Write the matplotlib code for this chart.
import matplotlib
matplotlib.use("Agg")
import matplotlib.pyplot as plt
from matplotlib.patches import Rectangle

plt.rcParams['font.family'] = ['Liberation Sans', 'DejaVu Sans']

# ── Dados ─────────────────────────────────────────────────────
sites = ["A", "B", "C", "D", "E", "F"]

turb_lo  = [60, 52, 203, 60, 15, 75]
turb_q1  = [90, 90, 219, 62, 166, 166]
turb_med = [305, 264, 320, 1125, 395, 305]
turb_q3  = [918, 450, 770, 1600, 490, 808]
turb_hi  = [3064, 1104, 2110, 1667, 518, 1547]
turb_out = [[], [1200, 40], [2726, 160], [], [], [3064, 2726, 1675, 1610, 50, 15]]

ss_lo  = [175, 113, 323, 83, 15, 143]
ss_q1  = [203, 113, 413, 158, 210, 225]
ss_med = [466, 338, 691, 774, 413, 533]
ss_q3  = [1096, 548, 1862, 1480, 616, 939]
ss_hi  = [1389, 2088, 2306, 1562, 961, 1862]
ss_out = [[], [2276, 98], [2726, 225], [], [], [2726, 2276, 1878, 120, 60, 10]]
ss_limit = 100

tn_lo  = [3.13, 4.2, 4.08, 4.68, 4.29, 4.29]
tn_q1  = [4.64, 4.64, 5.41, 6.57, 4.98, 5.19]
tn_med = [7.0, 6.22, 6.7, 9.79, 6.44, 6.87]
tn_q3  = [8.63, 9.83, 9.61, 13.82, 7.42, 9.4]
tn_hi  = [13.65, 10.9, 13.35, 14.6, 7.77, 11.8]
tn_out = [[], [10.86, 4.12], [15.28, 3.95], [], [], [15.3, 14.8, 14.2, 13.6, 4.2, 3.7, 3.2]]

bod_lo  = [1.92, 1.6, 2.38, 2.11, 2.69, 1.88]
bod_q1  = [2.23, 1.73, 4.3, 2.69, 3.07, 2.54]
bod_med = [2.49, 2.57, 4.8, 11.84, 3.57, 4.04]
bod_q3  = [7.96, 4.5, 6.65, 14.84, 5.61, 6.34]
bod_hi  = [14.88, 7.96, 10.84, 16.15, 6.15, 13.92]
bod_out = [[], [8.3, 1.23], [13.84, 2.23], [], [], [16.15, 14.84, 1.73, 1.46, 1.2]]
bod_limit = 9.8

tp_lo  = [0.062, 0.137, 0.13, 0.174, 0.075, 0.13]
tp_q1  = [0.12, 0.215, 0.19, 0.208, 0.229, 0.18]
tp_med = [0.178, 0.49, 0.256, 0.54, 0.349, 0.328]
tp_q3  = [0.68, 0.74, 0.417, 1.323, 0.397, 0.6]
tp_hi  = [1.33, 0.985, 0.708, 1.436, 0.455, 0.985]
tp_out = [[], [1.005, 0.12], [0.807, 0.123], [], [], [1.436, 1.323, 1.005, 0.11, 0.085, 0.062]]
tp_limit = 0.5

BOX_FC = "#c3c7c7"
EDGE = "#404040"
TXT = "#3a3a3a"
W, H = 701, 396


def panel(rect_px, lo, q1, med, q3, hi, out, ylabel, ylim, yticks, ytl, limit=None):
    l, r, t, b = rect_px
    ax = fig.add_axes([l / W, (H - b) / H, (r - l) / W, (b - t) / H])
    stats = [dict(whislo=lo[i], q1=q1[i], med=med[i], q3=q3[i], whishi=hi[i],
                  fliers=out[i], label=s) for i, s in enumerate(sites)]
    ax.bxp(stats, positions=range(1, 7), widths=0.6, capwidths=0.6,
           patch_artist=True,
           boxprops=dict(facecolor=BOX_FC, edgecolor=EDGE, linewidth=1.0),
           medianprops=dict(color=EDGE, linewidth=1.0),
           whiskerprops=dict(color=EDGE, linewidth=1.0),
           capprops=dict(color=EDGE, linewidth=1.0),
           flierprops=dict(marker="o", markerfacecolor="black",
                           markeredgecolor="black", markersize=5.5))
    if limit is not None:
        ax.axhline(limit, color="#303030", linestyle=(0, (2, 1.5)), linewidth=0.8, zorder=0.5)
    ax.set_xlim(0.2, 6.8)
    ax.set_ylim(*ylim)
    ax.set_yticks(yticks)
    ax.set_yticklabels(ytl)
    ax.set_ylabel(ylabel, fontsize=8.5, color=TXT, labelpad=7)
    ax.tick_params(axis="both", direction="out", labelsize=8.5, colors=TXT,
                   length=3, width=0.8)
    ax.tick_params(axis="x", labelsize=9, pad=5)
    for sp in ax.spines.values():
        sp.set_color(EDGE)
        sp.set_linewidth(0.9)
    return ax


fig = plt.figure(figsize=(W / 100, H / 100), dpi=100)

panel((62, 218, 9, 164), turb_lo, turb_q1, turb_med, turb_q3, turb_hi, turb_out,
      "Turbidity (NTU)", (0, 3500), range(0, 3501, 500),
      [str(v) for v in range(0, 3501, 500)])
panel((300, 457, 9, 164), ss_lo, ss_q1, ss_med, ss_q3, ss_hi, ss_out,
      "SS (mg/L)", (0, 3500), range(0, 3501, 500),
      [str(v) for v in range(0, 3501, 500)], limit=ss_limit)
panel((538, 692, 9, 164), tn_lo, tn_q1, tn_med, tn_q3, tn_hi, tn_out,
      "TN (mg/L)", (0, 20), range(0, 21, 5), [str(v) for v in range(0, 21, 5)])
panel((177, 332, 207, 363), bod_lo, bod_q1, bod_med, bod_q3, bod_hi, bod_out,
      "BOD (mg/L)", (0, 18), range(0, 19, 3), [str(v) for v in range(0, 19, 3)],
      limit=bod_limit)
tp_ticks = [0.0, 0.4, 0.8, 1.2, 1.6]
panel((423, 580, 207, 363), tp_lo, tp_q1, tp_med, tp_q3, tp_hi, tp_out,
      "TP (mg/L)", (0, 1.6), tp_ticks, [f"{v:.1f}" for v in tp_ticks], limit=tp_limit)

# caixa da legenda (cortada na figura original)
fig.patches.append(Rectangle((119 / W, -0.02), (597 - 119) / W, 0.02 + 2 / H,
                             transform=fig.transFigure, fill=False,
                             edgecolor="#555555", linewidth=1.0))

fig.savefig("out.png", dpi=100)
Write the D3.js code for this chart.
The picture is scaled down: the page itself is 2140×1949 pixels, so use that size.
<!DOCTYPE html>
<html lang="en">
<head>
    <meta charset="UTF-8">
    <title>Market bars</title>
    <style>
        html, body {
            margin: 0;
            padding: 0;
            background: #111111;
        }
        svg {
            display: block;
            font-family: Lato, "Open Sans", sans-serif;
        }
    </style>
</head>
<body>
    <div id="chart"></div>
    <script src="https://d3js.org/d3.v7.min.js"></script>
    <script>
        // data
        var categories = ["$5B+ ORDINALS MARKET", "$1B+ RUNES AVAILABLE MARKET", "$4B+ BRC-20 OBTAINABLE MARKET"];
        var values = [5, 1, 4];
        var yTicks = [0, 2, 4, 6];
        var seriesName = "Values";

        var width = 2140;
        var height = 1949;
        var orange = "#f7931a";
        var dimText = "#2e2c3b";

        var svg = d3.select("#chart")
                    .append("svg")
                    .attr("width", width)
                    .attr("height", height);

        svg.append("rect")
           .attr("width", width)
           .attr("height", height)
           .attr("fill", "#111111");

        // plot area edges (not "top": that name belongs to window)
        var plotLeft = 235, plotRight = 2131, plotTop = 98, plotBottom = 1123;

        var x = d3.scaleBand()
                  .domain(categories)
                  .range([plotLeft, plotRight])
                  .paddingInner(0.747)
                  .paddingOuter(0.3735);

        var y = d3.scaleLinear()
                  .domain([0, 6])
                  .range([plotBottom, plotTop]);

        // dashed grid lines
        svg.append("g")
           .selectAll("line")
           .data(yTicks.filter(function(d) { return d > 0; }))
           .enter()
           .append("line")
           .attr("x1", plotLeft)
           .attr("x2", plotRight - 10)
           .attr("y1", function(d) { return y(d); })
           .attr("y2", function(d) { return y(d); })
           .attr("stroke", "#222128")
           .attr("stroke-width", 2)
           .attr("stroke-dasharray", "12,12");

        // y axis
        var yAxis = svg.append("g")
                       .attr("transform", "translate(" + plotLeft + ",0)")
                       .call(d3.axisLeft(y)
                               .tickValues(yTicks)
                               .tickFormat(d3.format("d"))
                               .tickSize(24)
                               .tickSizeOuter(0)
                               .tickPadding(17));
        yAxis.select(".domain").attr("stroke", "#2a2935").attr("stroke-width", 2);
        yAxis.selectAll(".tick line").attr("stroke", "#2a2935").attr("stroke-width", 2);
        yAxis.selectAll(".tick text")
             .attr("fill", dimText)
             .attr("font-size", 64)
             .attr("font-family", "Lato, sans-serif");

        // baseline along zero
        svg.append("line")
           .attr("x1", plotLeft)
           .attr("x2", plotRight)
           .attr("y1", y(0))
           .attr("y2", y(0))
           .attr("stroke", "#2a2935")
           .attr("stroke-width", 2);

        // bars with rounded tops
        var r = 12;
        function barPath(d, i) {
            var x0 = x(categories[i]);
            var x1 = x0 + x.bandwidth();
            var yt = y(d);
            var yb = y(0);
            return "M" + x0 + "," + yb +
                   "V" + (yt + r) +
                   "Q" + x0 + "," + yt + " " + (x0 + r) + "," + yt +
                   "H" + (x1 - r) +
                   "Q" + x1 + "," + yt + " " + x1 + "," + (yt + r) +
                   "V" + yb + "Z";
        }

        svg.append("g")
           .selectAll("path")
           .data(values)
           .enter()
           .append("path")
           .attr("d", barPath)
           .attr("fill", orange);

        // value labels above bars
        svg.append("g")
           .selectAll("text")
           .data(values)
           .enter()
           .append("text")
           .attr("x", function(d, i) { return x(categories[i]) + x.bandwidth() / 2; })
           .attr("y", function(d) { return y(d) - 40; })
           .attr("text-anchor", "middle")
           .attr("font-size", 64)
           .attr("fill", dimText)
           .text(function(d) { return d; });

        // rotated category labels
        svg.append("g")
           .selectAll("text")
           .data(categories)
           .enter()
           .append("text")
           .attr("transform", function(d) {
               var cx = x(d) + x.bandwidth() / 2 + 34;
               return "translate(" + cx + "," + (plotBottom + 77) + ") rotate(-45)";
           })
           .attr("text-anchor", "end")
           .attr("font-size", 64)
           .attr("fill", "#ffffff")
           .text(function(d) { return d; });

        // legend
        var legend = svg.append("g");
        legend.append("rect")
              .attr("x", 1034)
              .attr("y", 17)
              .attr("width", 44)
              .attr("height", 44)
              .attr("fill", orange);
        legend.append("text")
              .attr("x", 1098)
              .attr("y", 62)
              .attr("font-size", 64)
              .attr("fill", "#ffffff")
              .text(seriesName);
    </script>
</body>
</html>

Goal of the exercise: Everything from the first line of the records above to the line containing "4.2, 3.7, 3.2]]", inclusive, should be repeated exactly; leave out the rest.

Solution to this exercise:
Write the matplotlib code for this chart.
import matplotlib
matplotlib.use("Agg")
import matplotlib.pyplot as plt
from matplotlib.patches import Rectangle

plt.rcParams['font.family'] = ['Liberation Sans', 'DejaVu Sans']

# ── Dados ─────────────────────────────────────────────────────
sites = ["A", "B", "C", "D", "E", "F"]

turb_lo  = [60, 52, 203, 60, 15, 75]
turb_q1  = [90, 90, 219, 62, 166, 166]
turb_med = [305, 264, 320, 1125, 395, 305]
turb_q3  = [918, 450, 770, 1600, 490, 808]
turb_hi  = [3064, 1104, 2110, 1667, 518, 1547]
turb_out = [[], [1200, 40], [2726, 160], [], [], [3064, 2726, 1675, 1610, 50, 15]]

ss_lo  = [175, 113, 323, 83, 15, 143]
ss_q1  = [203, 113, 413, 158, 210, 225]
ss_med = [466, 338, 691, 774, 413, 533]
ss_q3  = [1096, 548, 1862, 1480, 616, 939]
ss_hi  = [1389, 2088, 2306, 1562, 961, 1862]
ss_out = [[], [2276, 98], [2726, 225], [], [], [2726, 2276, 1878, 120, 60, 10]]
ss_limit = 100

tn_lo  = [3.13, 4.2, 4.08, 4.68, 4.29, 4.29]
tn_q1  = [4.64, 4.64, 5.41, 6.57, 4.98, 5.19]
tn_med = [7.0, 6.22, 6.7, 9.79, 6.44, 6.87]
tn_q3  = [8.63, 9.83, 9.61, 13.82, 7.42, 9.4]
tn_hi  = [13.65, 10.9, 13.35, 14.6, 7.77, 11.8]
tn_out = [[], [10.86, 4.12], [15.28, 3.95], [], [], [15.3, 14.8, 14.2, 13.6, 4.2, 3.7, 3.2]]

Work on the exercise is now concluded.